[Charts and diagrams as code]

-------------------------

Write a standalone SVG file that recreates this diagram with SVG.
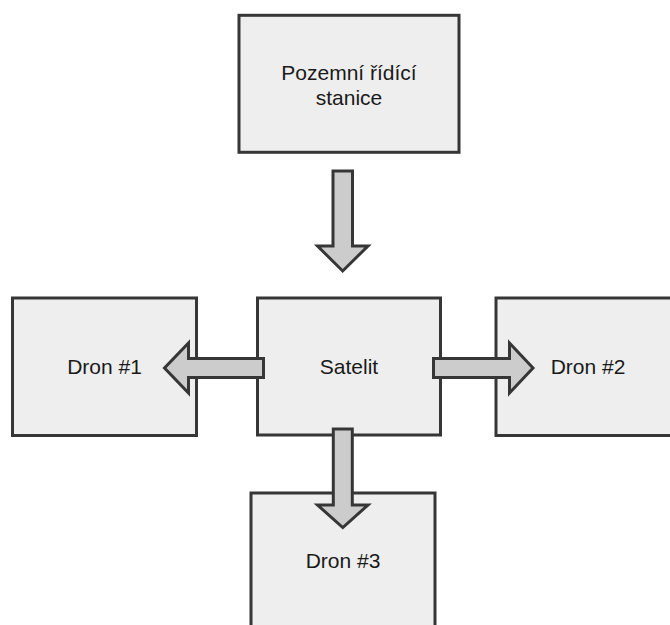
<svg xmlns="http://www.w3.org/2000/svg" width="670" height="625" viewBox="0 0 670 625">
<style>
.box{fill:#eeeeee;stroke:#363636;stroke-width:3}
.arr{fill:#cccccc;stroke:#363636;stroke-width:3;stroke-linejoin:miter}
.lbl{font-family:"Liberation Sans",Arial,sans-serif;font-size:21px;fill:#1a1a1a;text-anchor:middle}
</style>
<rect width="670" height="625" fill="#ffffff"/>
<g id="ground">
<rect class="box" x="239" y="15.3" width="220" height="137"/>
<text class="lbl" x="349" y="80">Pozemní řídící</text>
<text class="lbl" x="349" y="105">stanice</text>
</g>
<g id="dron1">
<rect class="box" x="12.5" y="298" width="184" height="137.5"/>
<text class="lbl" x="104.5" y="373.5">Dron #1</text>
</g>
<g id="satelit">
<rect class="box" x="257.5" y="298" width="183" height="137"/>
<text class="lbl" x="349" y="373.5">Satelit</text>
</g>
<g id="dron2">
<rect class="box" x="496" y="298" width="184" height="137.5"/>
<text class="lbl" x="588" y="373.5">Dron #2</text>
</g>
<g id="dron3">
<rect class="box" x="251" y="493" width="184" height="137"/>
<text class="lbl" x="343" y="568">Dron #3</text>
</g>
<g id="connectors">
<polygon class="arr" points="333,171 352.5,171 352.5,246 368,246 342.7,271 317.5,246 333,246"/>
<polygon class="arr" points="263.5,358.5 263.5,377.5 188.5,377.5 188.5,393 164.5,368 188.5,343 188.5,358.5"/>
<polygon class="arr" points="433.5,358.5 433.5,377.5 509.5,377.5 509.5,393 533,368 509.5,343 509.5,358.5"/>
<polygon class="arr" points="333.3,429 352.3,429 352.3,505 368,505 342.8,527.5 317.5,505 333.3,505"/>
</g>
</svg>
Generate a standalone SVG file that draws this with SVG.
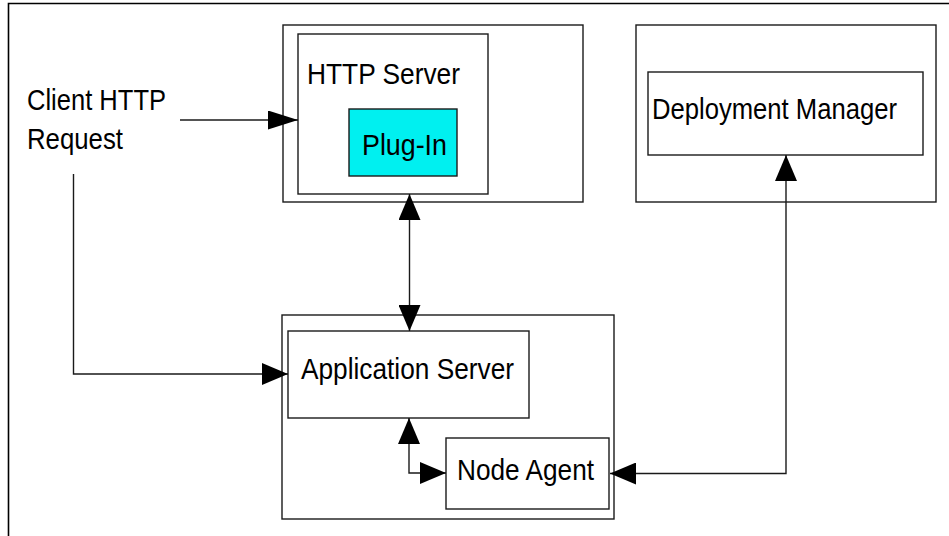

-------------------------

GIVEN INSTRUCTION:
Using the material above, return every line exactly as it appears, minus the pictures.

SOLUTION BELOW:
Write a standalone SVG file that recreates this diagram with SVG.
<svg xmlns="http://www.w3.org/2000/svg" width="670" height="625" viewBox="0 0 670 625">
<style>
.box{fill:#eeeeee;stroke:#363636;stroke-width:3}
.arr{fill:#cccccc;stroke:#363636;stroke-width:3;stroke-linejoin:miter}
.lbl{font-family:"Liberation Sans",Arial,sans-serif;font-size:21px;fill:#1a1a1a;text-anchor:middle}
</style>
<rect width="670" height="625" fill="#ffffff"/>
<g id="ground">
<rect class="box" x="239" y="15.3" width="220" height="137"/>
<text class="lbl" x="349" y="80">Pozemní řídící</text>
<text class="lbl" x="349" y="105">stanice</text>
</g>
<g id="dron1">
<rect class="box" x="12.5" y="298" width="184" height="137.5"/>
<text class="lbl" x="104.5" y="373.5">Dron #1</text>
</g>
<g id="satelit">
<rect class="box" x="257.5" y="298" width="183" height="137"/>
<text class="lbl" x="349" y="373.5">Satelit</text>
</g>
<g id="dron2">
<rect class="box" x="496" y="298" width="184" height="137.5"/>
<text class="lbl" x="588" y="373.5">Dron #2</text>
</g>
<g id="dron3">
<rect class="box" x="251" y="493" width="184" height="137"/>
<text class="lbl" x="343" y="568">Dron #3</text>
</g>
<g id="connectors">
<polygon class="arr" points="333,171 352.5,171 352.5,246 368,246 342.7,271 317.5,246 333,246"/>
<polygon class="arr" points="263.5,358.5 263.5,377.5 188.5,377.5 188.5,393 164.5,368 188.5,343 188.5,358.5"/>
<polygon class="arr" points="433.5,358.5 433.5,377.5 509.5,377.5 509.5,393 533,368 509.5,343 509.5,358.5"/>
<polygon class="arr" points="333.3,429 352.3,429 352.3,505 368,505 342.8,527.5 317.5,505 333.3,505"/>
</g>
</svg>
Generate a standalone SVG file that draws this with SVG.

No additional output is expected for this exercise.